Coup de Foudre by Ken Kalfus
It is this latter example that drives the title story, except that “love” is lust played out on a grand stage. Published initially in Harpers to critical acclaim, it is based on the true story of a sexual assault in New York City. Dominique Strauss-Kahn, who was chief of the International Monetary Fund, a serious candidate for president of France, and a known sexual libertine, was accused of assaulting a hotel maid. He has just recently been acquitted of charges in France and is free. In this satirical account, David Landau (read DS-K) provides us with his account of what happened. Never denying that he did it, he justifies his actions because he has done this many times before and always reached a private settlement. The narrative juxtaposes his sexual hijinks with “sweating and grunting, spitting and groaning, I had wrestled to the ground the unwieldy, oily numbers that underlay the disintegrating Greek economy.” In the form of a letter to Mariama, he notes that it happened primarily because she chanced to have come into his hotel room just as he emerged from the shower, so lust at first sight was okay in his world view.
Part Two, “Factitious Airs,” contains seven stories that center on the themes of artificially created events in which characters pretend to be something they are not. “In Borges Library” the protagonist, an old man, dies in the library after reading a book that suggests he had been reading everything wrong all his life. How, the narrator wants to know, do we recognize whether we read correctly or how others read? He says that “the value of a story doesn’t depend on its being taken literally.” The very short — only 3 pages — “City of Spies” is a commentary on our world-wide emphasis on spying. Christopher Czarnecki loves Z., a beautiful city filled with spies. The only way to prove one’s loyalty is to spy on others so spies spy on spies who spy on spies.
Part Three, “The Future,” features eight stories that imagine a world in which results are not what one would commonly expect. In “Mr. Iraq,” Adam Zweig is a writer for a small but influential political journal in the post Kerry-Bush world of 2005. He believes that the provision of decent medical care is a fundamental issue, and he has researched and nearly completed article arguing all the salient points.
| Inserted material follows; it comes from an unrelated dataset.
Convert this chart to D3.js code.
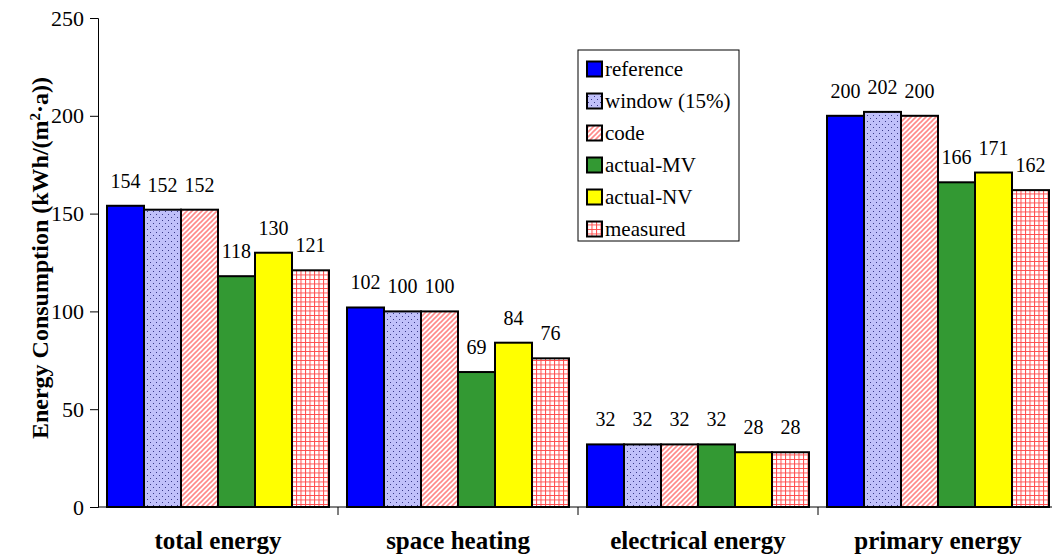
<!DOCTYPE html>
<html>
<head>
<meta charset="utf-8">
<script src="https://cdn.jsdelivr.net/npm/d3@7"></script>
<style>
  html, body { margin: 0; padding: 0; background: #fff; }
  svg { display: block; }
  svg text { font-family: "Liberation Serif", "Times New Roman", "DejaVu Serif", serif; }
</style>
</head>
<body>
<svg id="chart" width="1052" height="559"></svg>
<script>
// Energy consumption per category, for each scenario
const categories = ["total energy", "space heating", "electrical energy", "primary energy"];
const seriesNames = ["reference", "window (15%)", "code", "actual-MV", "actual-NV", "measured"];
const reference = [154, 102, 32, 200];
const windowValues = [152, 100, 32, 202];
const code = [152, 100, 32, 200];
const actualMV = [118, 69, 32, 166];
const actualNV = [130, 84, 28, 171];
const measured = [121, 76, 28, 162];
const yTicks = [0, 50, 100, 150, 200, 250];

const seriesValues = [reference, windowValues, code, actualMV, actualNV, measured];
const fills = ["#0000ff", "url(#pDots)", "url(#pDiag)", "#339933", "#ffff00", "url(#pGrid)"];
const serif = "Liberation Serif, Times New Roman, DejaVu Serif, serif";

const svg = d3.select("#chart").attr("font-family", serif);
const plot = { left: 98, right: 1058, top: 18, bottom: 507 };

// Fill patterns
const defs = svg.append("defs");
const dots = defs.append("pattern").attr("id", "pDots")
  .attr("patternUnits", "userSpaceOnUse").attr("width", 6).attr("height", 6);
dots.append("rect").attr("width", 6).attr("height", 6).attr("fill", "#c0c0fa");
dots.append("rect").attr("x", 1).attr("y", 1).attr("width", 1).attr("height", 1).attr("fill", "#3a3a8a");
dots.append("rect").attr("x", 4).attr("y", 4).attr("width", 1).attr("height", 1).attr("fill", "#3a3a8a");

const diag = defs.append("pattern").attr("id", "pDiag")
  .attr("patternUnits", "userSpaceOnUse").attr("width", 5).attr("height", 5);
diag.append("rect").attr("width", 5).attr("height", 5).attr("fill", "#ffffff");
diag.append("path").attr("d", "M-1,1 L1,-1 M0,5 L5,0 M4,6 L6,4")
  .attr("stroke", "#ff8a8a").attr("stroke-width", 1.6);

const grid = defs.append("pattern").attr("id", "pGrid")
  .attr("patternUnits", "userSpaceOnUse").attr("width", 4.5).attr("height", 4.5);
grid.append("rect").attr("width", 4.5).attr("height", 4.5).attr("fill", "#ffffff");
grid.append("path").attr("d", "M0,0.5 H4.5 M0.5,0 V4.5")
  .attr("stroke", "#ff4a4a").attr("stroke-width", 1);

// Scales
const x0 = d3.scaleBand().domain(categories).range([plot.left, plot.right]).padding(0);
const x1 = d3.scaleBand().domain(seriesNames).range([9, x0.bandwidth() - 9]).padding(0);
const y = d3.scaleLinear().domain([0, 250]).range([plot.bottom, plot.top]);

// Bars
const groups = svg.append("g").selectAll("g")
  .data(categories).join("g")
  .attr("transform", d => `translate(${x0(d)},0)`);

groups.each(function (cat, ci) {
  const g = d3.select(this);
  const rows = seriesNames.map((s, si) => ({ s, si, v: seriesValues[si][ci] }));
  g.selectAll("rect").data(rows).join("rect")
    .attr("x", d => x1(d.s))
    .attr("y", d => y(d.v))
    .attr("width", x1.bandwidth())
    .attr("height", d => y(0) - y(d.v))
    .attr("fill", d => fills[d.si])
    .attr("stroke", "#000")
    .attr("stroke-width", 2);
  g.selectAll("text").data(rows).join("text")
    .attr("x", d => x1(d.s) + x1.bandwidth() / 2)
    .attr("y", d => y(d.v) - 18)
    .attr("text-anchor", "middle")
    .attr("font-family", serif)
    .attr("font-size", 20)
    .attr("fill", "#000")
    .text(d => d.v);
});

// Y axis
const yAxis = svg.append("g")
  .attr("transform", `translate(${plot.left},0)`)
  .call(d3.axisLeft(y).tickValues(yTicks).tickSize(8).tickPadding(6));
yAxis.attr("font-family", serif).attr("font-size", 22);
yAxis.select(".domain").attr("stroke", "#000").attr("stroke-width", 1);
yAxis.selectAll(".tick line").attr("stroke", "#000");
yAxis.selectAll(".tick text").attr("fill", "#000");

// X axis baseline with group separators
const xAxisG = svg.append("g");
xAxisG.append("line")
  .attr("x1", plot.left).attr("x2", plot.right)
  .attr("y1", y(0)).attr("y2", y(0))
  .attr("stroke", "#000").attr("stroke-width", 1);
xAxisG.selectAll("line.sep").data(categories.slice(1)).join("line")
  .attr("class", "sep")
  .attr("x1", d => x0(d)).attr("x2", d => x0(d))
  .attr("y1", y(0)).attr("y2", y(0) + 8)
  .attr("stroke", "#000");
xAxisG.selectAll("text").data(categories).join("text")
  .attr("x", d => x0(d) + x0.bandwidth() / 2)
  .attr("y", 549)
  .attr("text-anchor", "middle")
  .attr("font-family", serif)
  .attr("font-size", 25).attr("font-weight", "bold")
  .text(d => d);

// Y axis title
const title = svg.append("text")
  .attr("transform", "translate(48,258) rotate(-90)")
  .attr("text-anchor", "middle")
  .attr("font-family", serif)
  .attr("font-size", 24).attr("font-weight", "bold");
title.append("tspan").text("Energy Consumption (kWh/(m");
title.append("tspan").attr("baseline-shift", "super").attr("font-size", 15).text("2");
title.append("tspan").text("·a))");

// Legend
const legend = svg.append("g");
legend.append("rect")
  .attr("x", 578).attr("y", 50).attr("width", 161).attr("height", 191)
  .attr("fill", "#fff").attr("stroke", "#000").attr("stroke-width", 1);
const items = legend.selectAll("g.item").data(seriesNames).join("g")
  .attr("class", "item")
  .attr("transform", (d, i) => `translate(587,${69 + i * 32})`);
items.append("rect")
  .attr("x", 0).attr("y", -7.5).attr("width", 15).attr("height", 15)
  .attr("fill", (d, i) => fills[i])
  .attr("stroke", "#000").attr("stroke-width", 2);
items.append("text")
  .attr("x", 18).attr("y", 7)
  .attr("font-family", serif)
  .attr("font-size", 21)
  .text(d => d);
</script>
</body>
</html>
His submission on a tight deadline is overdue when his mother calls to say his 81-year old father has been arrested at a protest. What will Adam do? How will his article be affected? What is his future?
The sections include stories taken from real events and imbued with Kalfus’s perspective, while other stories spring full blown from the fertile imagination of one of our most inventive contemporary writers. It is almost as if Kalfus sat down one day and wondered “what if, then…” These stories, whether three pages or 30, are provocative and entertaining, a joy to read and think about, and read again.